Data lines:

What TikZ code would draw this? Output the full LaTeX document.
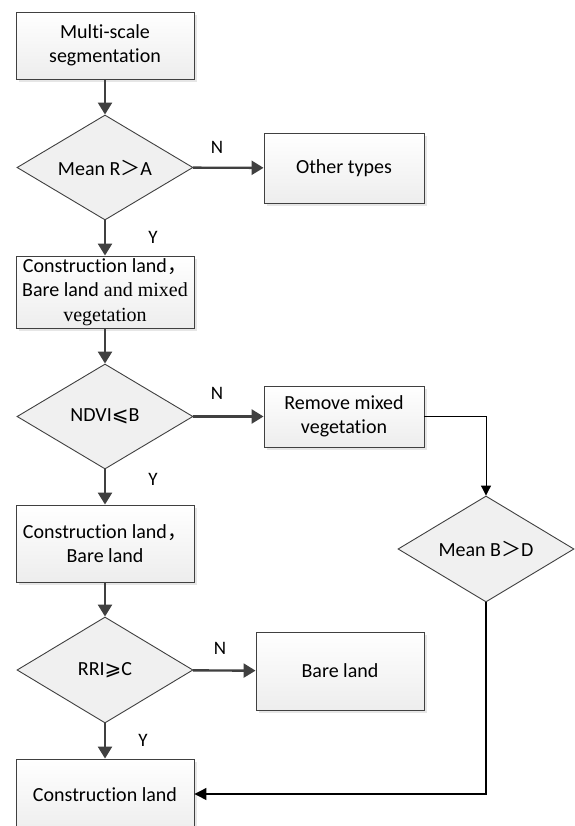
\documentclass[tikz,border=0pt]{standalone}
\usepackage{fontspec}
\setmainfont[Ligatures={NoCommon}]{Carlito}
\newfontfamily\serifpart{Liberation Serif}
\newfontfamily\cjk{Noto Sans CJK SC}
\newfontfamily\symf{DejaVu Sans}
\usetikzlibrary{shapes.geometric,arrows.meta,shadows}
\definecolor{edge}{HTML}{404040}
\tikzset{
  box/.style={draw=edge, line width=0.9pt, top color=white, bottom color=black!7,
    drop shadow={shadow xshift=3pt, shadow yshift=-3pt, fill=black!12, opacity=0.8},
    align=center, font=\fontsize{20}{24.5}\selectfont, inner sep=0pt},
  dec/.style={diamond, draw=edge, line width=0.9pt, fill=black!6, inner sep=0pt,
    aspect=1.67, font=\fontsize{20}{24}\selectfont},
  flow/.style={draw=edge, line width=2.4pt, -{Triangle[length=12pt,width=14pt]}},
  thin/.style={draw=black, line width=1pt, -{Triangle[length=10pt,width=10pt]}},
  lab/.style={font=\fontsize{19}{20}\selectfont, inner sep=0pt}
}
\begin{document}
\begin{tikzpicture}[x=1pt,y=-1pt]
\useasboundingbox[fill=white] (0,0) rectangle (574,826);
% boxes
\node[box, minimum width=178pt, minimum height=67pt] (b1) at (105,45.5) {Multi-scale\\segmentation};
\node[dec, minimum width=176pt, minimum height=105pt] (d1) at (105,167.5) {Mean R{\cjk ＞}A};
\node[box, minimum width=160pt, minimum height=70pt] (o1) at (344,168) {Other types};
\node[box, minimum width=178pt, minimum height=72pt] (b2) at (105,292) {Construction land{\cjk ，}\\Bare land{\serifpart\ and mixed}\\{\serifpart vegetation}};
\node[dec, minimum width=176pt, minimum height=105pt] (d2) at (105,416.5) {NDVI{\symf ⩽}B};
\node[box, minimum width=160pt, minimum height=61pt] (r1) at (344,416.5) {Remove mixed\\vegetation};
\node[dec, minimum width=176pt, minimum height=106pt] (d3) at (486,549) {Mean B{\cjk ＞}D};
\node[box, minimum width=178pt, minimum height=77pt] (b3) at (105,543.5) {Construction land{\cjk ，}\\Bare land};
\node[dec, minimum width=176pt, minimum height=106pt] (d4) at (105,670) {RRI{\symf ⩾}C};
\node[box, minimum width=168pt, minimum height=78pt] (bl) at (340,671) {Bare land};
\node[box, minimum width=178pt, minimum height=74pt] (b4) at (105,796) {};
\node[font=\fontsize{20}{24}\selectfont] (b4t) at (105,795) {Construction land};
% connectors
\draw[flow] (b1) -- (d1);
\draw[flow] (d1) -- (o1);
\draw[flow] (d1) -- (b2);
\draw[flow] (b2) -- (d2);
\draw[flow] (d2) -- (r1);
\draw[flow] (d2) -- (b3);
\draw[flow] (b3) -- (d4);
\draw[flow] (d4) -- (bl);
\draw[flow] (d4.south) -- (b4.north);
\draw[thin] (r1.east) -| (d3.north);
\coordinate (turn) at (486,794);
\draw[thin, line width=1.2pt, -{Triangle[length=12pt,width=12pt]}] (d3.south) -- (turn) -- (b4.east |- turn);
% labels
\node[lab] (n1) at (217,147) {N};
\node[lab] (y1) at (153,237) {Y};
\node[lab] (n2) at (217,393) {N};
\node[lab] (y2) at (153,479) {Y};
\node[lab] (n3) at (220,648) {N};
\node[lab] (y3) at (143,740) {Y};
\end{tikzpicture}
\end{document}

Problem:
Make an exact copy of all the material, but keep the pictures out of it.

Task output:
What TikZ code would draw this? Output the full LaTeX document.
\documentclass[tikz,border=0pt]{standalone}
\usepackage{fontspec}
\setmainfont[Ligatures={NoCommon}]{Carlito}
\newfontfamily\serifpart{Liberation Serif}
\newfontfamily\cjk{Noto Sans CJK SC}
\newfontfamily\symf{DejaVu Sans}
\usetikzlibrary{shapes.geometric,arrows.meta,shadows}
\definecolor{edge}{HTML}{404040}
\tikzset{
  box/.style={draw=edge, line width=0.9pt, top color=white, bottom color=black!7,
    drop shadow={shadow xshift=3pt, shadow yshift=-3pt, fill=black!12, opacity=0.8},
    align=center, font=\fontsize{20}{24.5}\selectfont, inner sep=0pt},
  dec/.style={diamond, draw=edge, line width=0.9pt, fill=black!6, inner sep=0pt,
    aspect=1.67, font=\fontsize{20}{24}\selectfont},
  flow/.style={draw=edge, line width=2.4pt, -{Triangle[length=12pt,width=14pt]}},
  thin/.style={draw=black, line width=1pt, -{Triangle[length=10pt,width=10pt]}},
  lab/.style={font=\fontsize{19}{20}\selectfont, inner sep=0pt}
}
\begin{document}
\begin{tikzpicture}[x=1pt,y=-1pt]
\useasboundingbox[fill=white] (0,0) rectangle (574,826);
% boxes
\node[box, minimum width=178pt, minimum height=67pt] (b1) at (105,45.5) {Multi-scale\\segmentation};
\node[dec, minimum width=176pt, minimum height=105pt] (d1) at (105,167.5) {Mean R{\cjk ＞}A};
\node[box, minimum width=160pt, minimum height=70pt] (o1) at (344,168) {Other types};
\node[box, minimum width=178pt, minimum height=72pt] (b2) at (105,292) {Construction land{\cjk ，}\\Bare land{\serifpart\ and mixed}\\{\serifpart vegetation}};
\node[dec, minimum width=176pt, minimum height=105pt] (d2) at (105,416.5) {NDVI{\symf ⩽}B};
\node[box, minimum width=160pt, minimum height=61pt] (r1) at (344,416.5) {Remove mixed\\vegetation};
\node[dec, minimum width=176pt, minimum height=106pt] (d3) at (486,549) {Mean B{\cjk ＞}D};
\node[box, minimum width=178pt, minimum height=77pt] (b3) at (105,543.5) {Construction land{\cjk ，}\\Bare land};
\node[dec, minimum width=176pt, minimum height=106pt] (d4) at (105,670) {RRI{\symf ⩾}C};
\node[box, minimum width=168pt, minimum height=78pt] (bl) at (340,671) {Bare land};
\node[box, minimum width=178pt, minimum height=74pt] (b4) at (105,796) {};
\node[font=\fontsize{20}{24}\selectfont] (b4t) at (105,795) {Construction land};
% connectors
\draw[flow] (b1) -- (d1);
\draw[flow] (d1) -- (o1);
\draw[flow] (d1) -- (b2);
\draw[flow] (b2) -- (d2);
\draw[flow] (d2) -- (r1);
\draw[flow] (d2) -- (b3);
\draw[flow] (b3) -- (d4);
\draw[flow] (d4) -- (bl);
\draw[flow] (d4.south) -- (b4.north);
\draw[thin] (r1.east) -| (d3.north);
\coordinate (turn) at (486,794);
\draw[thin, line width=1.2pt, -{Triangle[length=12pt,width=12pt]}] (d3.south) -- (turn) -- (b4.east |- turn);
% labels
\node[lab] (n1) at (217,147) {N};
\node[lab] (y1) at (153,237) {Y};
\node[lab] (n2) at (217,393) {N};
\node[lab] (y2) at (153,479) {Y};
\node[lab] (n3) at (220,648) {N};
\node[lab] (y3) at (143,740) {Y};
\end{tikzpicture}
\end{document}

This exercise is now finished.